Blues vs. Bruins: Three keys to Game 5 of Stanley Cup Final
It’s come to this -- a best-of-three showdown for the hockey’s holy grail. The Boston Bruins will be looking for payback after suffering a 4-2 defeat in Game 4 after a less than inspiring game from the B’s. Conversely, the St. Louis Blues will be looking to build off a game where they shut down Boston’s best, negated their punishing power play and pulled themselves back into the series. One team will be pushed to the brink of elimination tonight (8 p.m. ET; NBC).
Here are your keys to victory for Game 5 of the Stanley Cup Final:
• Kick them when they’re down
The Bruins may be without defenseman Zdeno Chara and Matt Grzelcyk. They may not. We’ll see how the day progresses. Boston has lost both games where they’ve had to go at it with five defenseman following an injury. The Blues have taken advantage of the depleted back end and use their fatigue to their advantage. If Grzelcyk and Chara play, then it’s a boost to the Bruins. But Chara has a broken jaw and Grzelcyk’s unknown ailment probably leaves both guys playing at less than 100 percent. That presents an opening for the Blues to really push the pace and take it to Boston’s rearguard early. The same can be said if Boston has to ice the replacements. The quicker and harder the forecheck the better.
[NBC 2019 STANLEY CUP PLAYOFF HUB]
• Adjust, again
The Bruins power play hasn’t been stymied much in these playoffs, but when it has -- let’s say in Game 2 earlier in the Cup Final, they were able to make the changes necessary and posted four power-play goals on four power-play shots on four power plays, en route to a 7-2 win in Game 3. Boston didn’t play hard enough in Game 4 to warrant more than two power-play opportunities, so adding a couple more would increase the odds on a PP that run at 35 percent in these playoffs. But if St.
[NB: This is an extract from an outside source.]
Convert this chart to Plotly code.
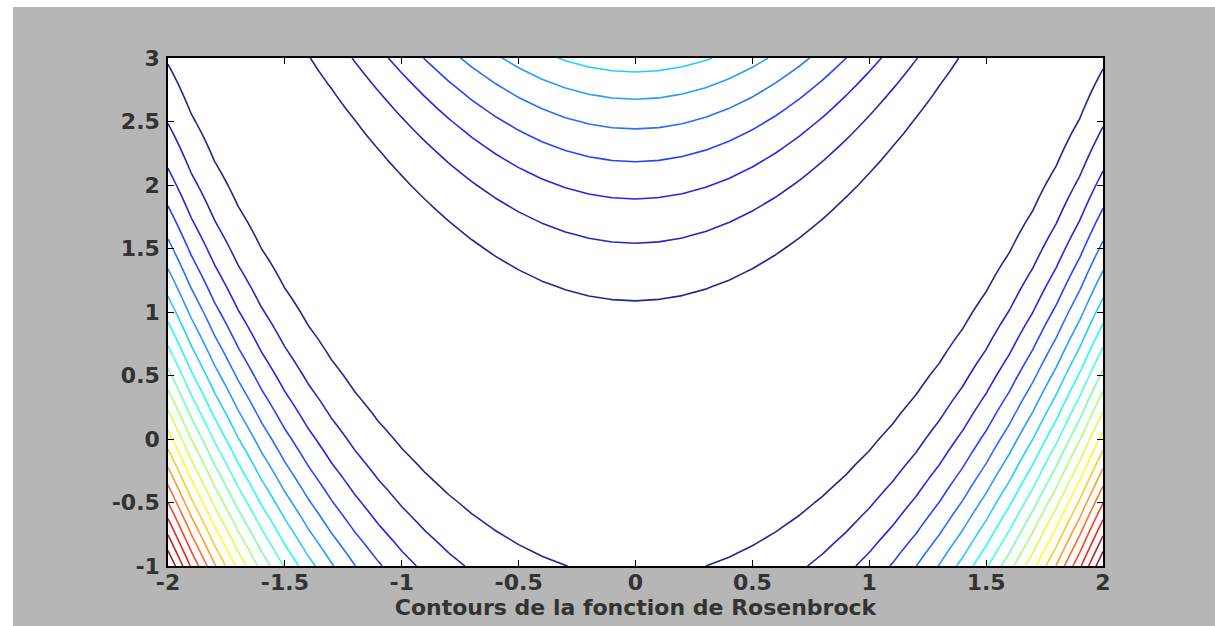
import numpy as np
import plotly.graph_objects as go

# Grid of the Rosenbrock function (as in the MATLAB demo)
x_vals = np.round(np.arange(-2.0, 2.0001, 0.1), 3)
y_vals = np.round(np.arange(-1.0, 3.0001, 0.1), 3)
X, Y = np.meshgrid(x_vals, y_vals)
Z = 100 * (Y - X**2) ** 2 + (1 - X) ** 2

# 20 contour levels evenly spread between min and max
z_min = float(Z.min())
z_max = float(Z.max())
n_levels = 20
level_step = (z_max - z_min) / (n_levels + 1)

x_ticks = [-2, -1.5, -1, -0.5, 0, 0.5, 1, 1.5, 2]
x_ticklabels = ["-2", "-1.5", "-1", "-0.5", "0", "0.5", "1", "1.5", "2"]
y_ticks = [-1, -0.5, 0, 0.5, 1, 1.5, 2, 2.5, 3]
y_ticklabels = ["-1", "-0.5", "0", "0.5", "1", "1.5", "2", "2.5", "3"]
x_label = "Contours de la fonction de Rosenbrock"

matlab_jet = [
    [0.0, "rgb(0,0,128)"],
    [0.125, "rgb(0,0,255)"],
    [0.375, "rgb(0,255,255)"],
    [0.625, "rgb(255,255,0)"],
    [0.875, "rgb(255,0,0)"],
    [1.0, "rgb(128,0,0)"],
]

fig = go.Figure(
    go.Contour(
        x=x_vals,
        y=y_vals,
        z=Z,
        zmin=z_min,
        zmax=z_max,
        colorscale=matlab_jet,
        showscale=False,
        opacity=0.85,
        contours=dict(
            coloring="lines",
            start=z_min + level_step,
            end=z_min + n_levels * level_step + 1e-6,
            size=level_step,
        ),
        line=dict(width=1.6, smoothing=0),
        hoverinfo="skip",
    )
)

W, H = 1215, 626
ml, mr, mt, mb = 168, 112, 58, 60
pw, ph = W - ml - mr, H - mt - mb
grey = "#b5b6b5"
txt_font = dict(family="DejaVu Sans, Verdana, sans-serif", size=22, color="#333333", weight="bold")

fig.update_layout(
    width=W,
    height=H,
    margin=dict(l=ml, r=mr, t=mt, b=mb),
    paper_bgcolor=grey,
    plot_bgcolor="white",
    font=txt_font,
    showlegend=False,
    shapes=[
        dict(type="rect", xref="paper", yref="paper",
             x0=-ml / pw, x1=(13 - ml) / pw, y0=-mb / ph - 0.05, y1=1 + mt / ph + 0.05,
             fillcolor="white", line=dict(width=0), layer="below"),
        dict(type="rect", xref="paper", yref="paper",
             x0=-ml / pw, x1=1 + mr / pw + 0.05, y0=1 + (mt - 7) / ph, y1=1 + mt / ph + 0.05,
             fillcolor="white", line=dict(width=0), layer="below"),
    ],
)

fig.update_xaxes(
    range=[-2, 2],
    tickvals=x_ticks,
    ticktext=x_ticklabels,
    ticks="inside",
    ticklen=6,
    tickcolor="black",
    showline=True,
    linecolor="black",
    linewidth=1.5,
    mirror="ticks",
    showgrid=False,
    zeroline=False,
    tickfont=txt_font,
    ticklabelstandoff=-4,
    title=dict(text=x_label, standoff=0, font=txt_font),
)
fig.update_yaxes(
    range=[-1, 3],
    tickvals=y_ticks,
    ticktext=y_ticklabels,
    ticks="inside",
    ticklen=6,
    tickcolor="black",
    showline=True,
    linecolor="black",
    linewidth=1.5,
    mirror="ticks",
    showgrid=False,
    zeroline=False,
    tickfont=txt_font,
    ticklabelstandoff=2,
)

fig.write_html("out.html")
Louis keeps its composure and limits the penalties it takes, then finding ways to increase their shots on the scraps they’re given will be Job No. 1. Jordan Binnington needs to see more than two shots on goal across two power plays.
• Rinse and repeat
The Blue scores for the sixth time this postseason in the opening two minutes. It’s a good omen for the team, who have won on all six of those occasions. For the first time in the series, and as mentioned above, they limited the Bruins to under four power-play opportunities after allowing five in the first two games and four in the third. Fixing their discipline issues was a key component heading into Game 4, and something they can build off tonight. St. Louis can lean on their excellent road record in these playoffs, too. They’re 8-3 in road games, including a win in Boston in Game 2. The Blues have also won each game in this series where they’ve put up north of 30 shots. The blueprint for a Game 5 win was drawn up in Game 4. If they can do it again, they’ll be one win away from hoisting Lord Stanley.